In the mid-1850’s Caleb Russell, with his wife and family, left Goose Creek Meeting and Loudoun County, Virginia to seek their fortune, first in gold rush California, then as pioneers in the new state of Iowa. The cold, windswept plains of Iowa were a hard adjustment; the Russells persevered. Caleb and his wife were founding members of “Prairie Grove,” the local Quaker meeting.
By 1862 the nation was in the midst of Civil war. Caleb Russell and Sallie Fenton, clerks of Prarie Grove Meeting, sent a letter of support to President Abraham Lincoln for his decision to free enslaved men and women living in Confederate states not under Union control. A transcript of Russell and Fenton’s letter is below the image:
To Abraham Lincoln President of the United States Esteemed Friend,
On behalf of the Religious Society of Friends, in the state of Iowa, whom we represent, we desire briefly to express to thee the very deep solicitude we feel that in the present perilous condition of the nation’s life thou mayest be favored to ask counsel of Him who holdeth the destinies of nations in his hand. We desire to express our united approval of thy late Proclamation of Prospective Emancipation. We believe it is intrinsically right and in the decision to bring about a permanent peace in our beloved country and we hope it may be carried out uncompromisingly – At this very late period we can do but very little more, than bear our testimony in favor of justice and liberty and like Aaron and Him of old would gladly hold up thy hands as they did the hands of Moses In Christian love, we subscribe ourselves thy friends.
Signed by direction and on behalf of the monthly meeting of the Religious Society of Friends of Prairie Grover in the State of Iowa this 27th of the 12th mo AD 1862
Sallie A. Fenton Clerks
Though harried by constant obligations, Lincoln took time to respond to Prairie Grove Meeting’s support of his controversial decision to free enslaved men and women in the rebel states. Lincoln’s letter back to Russell and Fenton must have been highly prized by Prairie Grove members.
My Good Friends
The Honorable Senator Harlan has just placed in my hands your letter of the 27th of December, which I have read with pleasure and graditude.

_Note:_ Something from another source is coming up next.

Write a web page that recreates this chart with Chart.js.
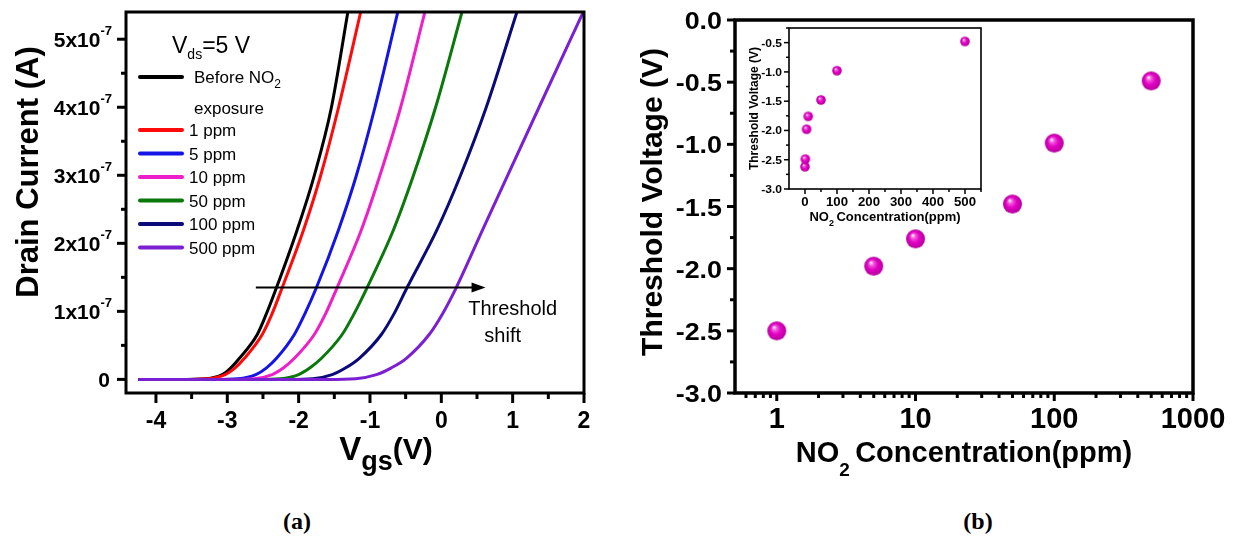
<!DOCTYPE html>
<html>
<head>
<meta charset="utf-8">
<script src="https://cdn.jsdelivr.net/npm/chart.js@4.4.1/dist/chart.umd.min.js"></script>
<style>
  html, body { margin: 0; padding: 0; background: #fff; }
  #wrap { position: relative; width: 1237px; height: 551px; background: #fff; overflow: hidden; }
  canvas { position: absolute; }
  .cap { position: absolute; transform: translate(-50%, -50%); font: bold 24px "Liberation Serif", "Times New Roman", serif; color: #000; }
</style>
</head>
<body>
<div id="wrap">
  <canvas id="ivChart" width="620" height="480" style="left:0;top:0;width:620px;height:480px"></canvas>
  <canvas id="vthChart" width="637" height="480" style="left:600px;top:0;width:637px;height:480px"></canvas>
  <canvas id="insetChart" width="245" height="215" style="left:745px;top:20px;width:245px;height:215px"></canvas>
  <div class="cap" style="left:297px;top:521px">(a)</div>
  <div class="cap" style="left:978px;top:521px">(b)</div>
</div>
<script>
// panel (a): transfer curves, drain current in units of 1e-7 A
const seriesNames = ['Before NO2 exposure', '1 ppm', '5 ppm', '10 ppm', '50 ppm', '100 ppm', '500 ppm'];
const seriesColors = ['#000000', '#ff0a0a', '#1414e6', '#ee1ec8', '#0a780a', '#0a0a78', '#7a1fd2'];
const drainCurrent = [0, 0, 0.01, 0.07, 0.17, 0.31, 0.66, 0.97, 1.35, 2.2, 3.0, 4.0, 5.4];
const vgsBefore = [-4.25, -3.7, -3.3, -3.07, -2.95, -2.83, -2.58, -2.45, -2.31, -2.02, -1.78, -1.54, -1.31];
const vgs1ppm   = [-4.25, -3.65, -3.27, -3.03, -2.89, -2.76, -2.51, -2.37, -2.23, -1.93, -1.69, -1.44, -1.13];
const vgs5ppm   = [-4.25, -3.2, -2.85, -2.6, -2.45, -2.31, -2.06, -1.91, -1.75, -1.44, -1.19, -0.93, -0.61];
const vgs10ppm  = [-4.25, -2.95, -2.62, -2.37, -2.21, -2.06, -1.78, -1.62, -1.46, -1.12, -0.86, -0.57, -0.23];
const vgs50ppm  = [-4.25, -2.6, -2.26, -2.0, -1.84, -1.68, -1.39, -1.22, -1.04, -0.67, -0.39, -0.08, 0.29];
const vgs100ppm = [-4.25, -2.15, -1.8, -1.53, -1.34, -1.15, -0.84, -0.66, -0.48, -0.06, 0.27, 0.63, 1.06];
const vgs500ppm = [-4.25, -1.6, -1.2, -0.91, -0.70, -0.49, -0.17, 0.02, 0.21, 0.58, 0.93, 1.37, 1.99];
const vgsSeries = [vgsBefore, vgs1ppm, vgs5ppm, vgs10ppm, vgs50ppm, vgs100ppm, vgs500ppm];
const ivXTicks = [-4, -3, -2, -1, 0, 1, 2];
const ivYTicks = [0, 1, 2, 3, 4, 5];

// panel (b): threshold voltage vs NO2 concentration
const no2Ppm = [1, 5, 10, 50, 100, 500];
const thresholdV = [-2.5, -1.98, -1.76, -1.48, -0.99, -0.49];
const insetPpm = [0, 1, 5, 10, 50, 100, 500];
const insetThresholdV = [-2.62, -2.49, -1.98, -1.76, -1.48, -0.98, -0.48];
const vthXTicks = [1, 10, 100, 1000];
const vthYTicks = [0, -0.5, -1, -1.5, -2, -2.5, -3];
const insetXTicks = [0, 100, 200, 300, 400, 500];
const insetYTicks = [-0.5, -1, -1.5, -2, -2.5, -3];

const SANS = '"Liberation Sans", Arial, Helvetica, sans-serif';
const fnt = (w, s) => w + ' ' + s + 'px ' + SANS;

// draw a run of text pieces [text, font, dy] with optional horizontal stretch
function rich(ctx, parts, x, y, align, sx) {
  sx = sx || 1;
  const ws = parts.map(p => { ctx.font = p[1]; return ctx.measureText(p[0]).width * sx; });
  const total = ws.reduce((s, w) => s + w, 0);
  let cx = align === 'center' ? x - total / 2 : align === 'right' ? x - total : x;
  ctx.textAlign = 'left';
  ctx.textBaseline = 'alphabetic';
  ctx.fillStyle = '#000';
  parts.forEach((p, i) => {
    ctx.save();
    ctx.font = p[1];
    ctx.translate(cx, y + (p[2] || 0));
    ctx.scale(sx, 1);
    ctx.fillText(p[0], 0, 0);
    ctx.restore();
    cx += ws[i];
  });
}

function seg(ctx, x1, y1, x2, y2) {
  ctx.beginPath(); ctx.moveTo(x1, y1); ctx.lineTo(x2, y2); ctx.stroke();
}

function frame(ctx, a, lw) {
  ctx.strokeStyle = '#000';
  ctx.lineWidth = lw;
  ctx.strokeRect(a.left, a.top, a.right - a.left, a.bottom - a.top);
}

function sphere(r) {
  const c = document.createElement('canvas');
  const s = Math.ceil(r * 2 + 2);
  c.width = s; c.height = s;
  const g = c.getContext('2d');
  const m = s / 2;
  const grad = g.createRadialGradient(m - r * 0.3, m - r * 0.38, r * 0.04, m, m, r);
  grad.addColorStop(0, '#fff0fc');
  grad.addColorStop(0.22, '#f257dc');
  grad.addColorStop(0.55, '#e200c4');
  grad.addColorStop(1, '#b5009c');
  g.fillStyle = grad;
  g.beginPath(); g.arc(m, m, r, 0, Math.PI * 2); g.fill();
  return c;
}

// ---------- panel (a) ----------
const ivDecor = {
  id: 'ivDecor',
  afterDraw(chart) {
    const { ctx, chartArea: a, scales: { x, y } } = chart;
    ctx.save();
    frame(ctx, a, 3);
    ctx.lineWidth = 3;
    for (let v = -4; v <= 2; v += 0.5) {
      const px = x.getPixelForValue(v);
      seg(ctx, px, a.bottom, px, a.bottom + (Number.isInteger(v) ? 10 : 6));
    }
    for (let v = 0; v <= 5; v += 0.5) {
      const py = y.getPixelForValue(v);
      seg(ctx, a.left, py, a.left - (Number.isInteger(v) ? 9 : 5), py);
    }
    ivXTicks.forEach(v => rich(ctx, [[String(v), fnt('bold', 23)]], x.getPixelForValue(v), a.bottom + 35, 'center'));
    ivYTicks.forEach(v => {
      const py = y.getPixelForValue(v);
      if (v === 0) rich(ctx, [['0', fnt('bold', 21), 0]], a.left - 16, py + 8, 'right');
      else rich(ctx, [[v + 'x10', fnt('bold', 21), 0], ['-7', fnt('bold', 13), -12]], a.left - 14, py + 8, 'right');
    });
    // axis titles
    ctx.save();
    ctx.translate(27, 172);
    ctx.rotate(-Math.PI / 2);
    rich(ctx, [['Drain Current (A)', fnt('bold', 31)]], 0, 11, 'center');
    ctx.restore();
    rich(ctx, [['V', fnt('bold', 33)], ['gs', fnt('bold', 27), 10], ['(V)', fnt('bold', 30), -1]], 386, 460, 'center');

    // legend
    rich(ctx, [['V', fnt('normal', 23)], ['ds', fnt('normal', 14), 6], ['=5 V', fnt('normal', 23)]], 172, 53, 'left');
    chart.data.datasets.forEach((ds, i) => {
      const ry = i === 0 ? 77 : 130 + (i - 1) * 23.5;
      ctx.strokeStyle = ds.borderColor;
      ctx.lineWidth = 4;
      ctx.lineCap = 'round';
      seg(ctx, 140, ry, 182, ry);
      ctx.lineCap = 'butt';
      if (i === 0) {
        rich(ctx, [['Before NO', fnt('normal', 17)], ['2', fnt('normal', 12), 5]], 194, ry + 6, 'left');
        rich(ctx, [['exposure', fnt('normal', 17)]], 194, ry + 37, 'left');
      } else {
        rich(ctx, [[ds.label, fnt('normal', 17)]], 189, ry + 6, 'left');
      }
    });

    // threshold shift arrow
    const o = chart.options.plugins.ivDecor;
    const ay = y.getPixelForValue(o.arrowLevel);
    const x1 = x.getPixelForValue(o.arrowFrom), x2 = x.getPixelForValue(o.arrowTo);
    ctx.strokeStyle = '#000';
    ctx.fillStyle = '#000';
    ctx.lineWidth = 2;
    seg(ctx, x1, ay, x2 - 10, ay);
    ctx.beginPath();
    ctx.moveTo(x2, ay); ctx.lineTo(x2 - 14, ay - 5); ctx.lineTo(x2 - 14, ay + 5); ctx.closePath(); ctx.fill();
    rich(ctx, [['Threshold', fnt('normal', 20)]], x.getPixelForValue(o.textX), y.getPixelForValue(o.textY), 'center');
    rich(ctx, [['shift', fnt('normal', 20)]], x.getPixelForValue(o.textX2), y.getPixelForValue(o.textY2), 'center');
    ctx.restore();
  }
};

new Chart(document.getElementById('ivChart').getContext('2d'), {
  type: 'line',
  data: {
    datasets: seriesNames.map((name, i) => ({
      label: name,
      data: vgsSeries[i].map((v, k) => ({ x: v, y: drainCurrent[k] })),
      borderColor: seriesColors[i],
      borderWidth: 3,
      pointRadius: 0,
      cubicInterpolationMode: 'monotone',
      fill: false,
      order: seriesNames.length - i
    }))
  },
  options: {
    responsive: false,
    animation: false,
    layout: { padding: { left: 126, top: 12, right: 36, bottom: 87 } },
    scales: {
      x: { type: 'linear', min: -4.42, max: 2, display: false },
      y: { type: 'linear', min: -0.2, max: 5.4, display: false }
    },
    plugins: {
      legend: { display: false },
      tooltip: { enabled: false },
      ivDecor: { arrowLevel: 1.35, arrowFrom: -2.6, arrowTo: 0.62, textX: 1.0, textY: 0.95, textX2: 0.86, textY2: 0.55 }
    }
  },
  plugins: [ivDecor]
});

// ---------- panel (b) ----------
const vthDecor = {
  id: 'vthDecor',
  afterDraw(chart) {
    const { ctx, chartArea: a, scales: { x, y } } = chart;
    ctx.save();
    frame(ctx, a, 3.5);
    ctx.lineWidth = 3;
    vthXTicks.forEach(v => {
      const px = x.getPixelForValue(v);
      seg(ctx, px, a.bottom, px, a.bottom + 8);
    });
    [0.1, 1, 10, 100].forEach(d => {
      for (let k = 2; k <= 9; k++) {
        const v = k * d;
        if (v <= 0.5 || v >= 1000) continue;
        const px = x.getPixelForValue(v);
        seg(ctx, px, a.bottom, px, a.bottom + 5);
      }
    });
    for (let v = -3; v <= 0; v += 0.25) {
      const py = y.getPixelForValue(v);
      seg(ctx, a.left, py, a.left - (v % 0.5 === 0 ? 8 : 5), py);
    }
    vthXTicks.forEach(v => rich(ctx, [[String(v), fnt('bold', 29)]], x.getPixelForValue(v), a.bottom + 35, 'center'));
    vthYTicks.forEach(v => rich(ctx, [[v.toFixed(1), fnt('bold', 24)]], a.left - 13, y.getPixelForValue(v) + 9, 'right', 1.12));
    ctx.save();
    ctx.translate(51, 202);
    ctx.rotate(-Math.PI / 2);
    rich(ctx, [['Threshold Voltage (V)', fnt('bold', 30)]], 0, 11, 'center');
    ctx.restore();
    rich(ctx, [['NO', fnt('bold', 29)], ['2 ', fnt('bold', 19), 14], ['Concentration(ppm)', fnt('bold', 29)]], (a.left + a.right) / 2, 462, 'center');
    ctx.restore();
  }
};

new Chart(document.getElementById('vthChart').getContext('2d'), {
  type: 'scatter',
  data: {
    datasets: [{
      label: 'Threshold voltage',
      data: no2Ppm.map((c, i) => ({ x: c, y: thresholdV[i] })),
      pointStyle: sphere(9.5),
      pointRadius: 10,
      showLine: false
    }]
  },
  options: {
    responsive: false,
    animation: false,
    layout: { padding: { left: 135, top: 20, right: 44, bottom: 87 } },
    scales: {
      x: { type: 'logarithmic', min: 0.5, max: 1000, display: false },
      y: { type: 'linear', min: -3, max: 0, display: false }
    },
    plugins: { legend: { display: false }, tooltip: { enabled: false } }
  },
  plugins: [vthDecor]
});

// ---------- inset ----------
const insetDecor = {
  id: 'insetDecor',
  afterDraw(chart) {
    const { ctx, chartArea: a, scales: { x, y } } = chart;
    ctx.save();
    frame(ctx, a, 1.6);
    ctx.lineWidth = 1.5;
    for (let v = 0; v <= 550; v += 50) {
      const px = x.getPixelForValue(v);
      seg(ctx, px, a.bottom, px, a.bottom + (v % 100 === 0 ? 5 : 3));
    }
    for (let v = -3; v <= -0.25; v += 0.25) {
      const py = y.getPixelForValue(v);
      seg(ctx, a.left, py, a.left - (v % 0.5 === 0 ? 5 : 3), py);
    }
    insetXTicks.forEach(v => rich(ctx, [[String(v), fnt('bold', 12)]], x.getPixelForValue(v), a.bottom + 17, 'center', 1.1));
    insetYTicks.forEach(v => rich(ctx, [[v.toFixed(1), fnt('bold', 11.5)]], a.left - 7, y.getPixelForValue(v) + 4, 'right', 1.05));
    ctx.save();
    ctx.translate(9, (a.top + a.bottom) / 2);
    ctx.rotate(-Math.PI / 2);
    rich(ctx, [['Threshold Voltage (V)', fnt('bold', 12)]], 0, 4, 'center');
    ctx.restore();
    rich(ctx, [['NO', fnt('bold', 13)], ['2 ', fnt('bold', 9), 5], ['Concentration(ppm)', fnt('bold', 13)]], (a.left + a.right) / 2, 201, 'center');
    ctx.restore();
  }
};

new Chart(document.getElementById('insetChart').getContext('2d'), {
  type: 'scatter',
  data: {
    datasets: [{
      label: 'Threshold voltage',
      data: insetPpm.map((c, i) => ({ x: c, y: insetThresholdV[i] })),
      pointStyle: sphere(4.8),
      pointRadius: 5,
      showLine: false
    }]
  },
  options: {
    responsive: false,
    animation: false,
    layout: { padding: { left: 44, top: 8, right: 9, bottom: 46 } },
    scales: {
      x: { type: 'linear', min: -50, max: 550, display: false },
      y: { type: 'linear', min: -3, max: -0.25, display: false }
    },
    plugins: { legend: { display: false }, tooltip: { enabled: false } }
  },
  plugins: [insetDecor]
});
</script>
</body>
</html>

It is most cheering and encouraging for me to know that in the efforts which I have made and am making for the restoration of a righteous peace to our country, I am upheld and sustained by the good wishes and prayers of God’s people. No one is more deeply than myself aware that without his favor our highest widsom is but a foolishness and that our most strenuous efforts would avail nothing in the shadow of His displeasure. I am conscious of no desire for my country’s welfare, that is not in consenance with His will, and of no plan upon which we may not ask His blessing. It seems to me that if there be one subject upon which all good men may unitedly agree, it is imploring the gracious favor of the God of Nations upon the struggles our people are making for the preservation of their precious birthright of civil and religious liberty.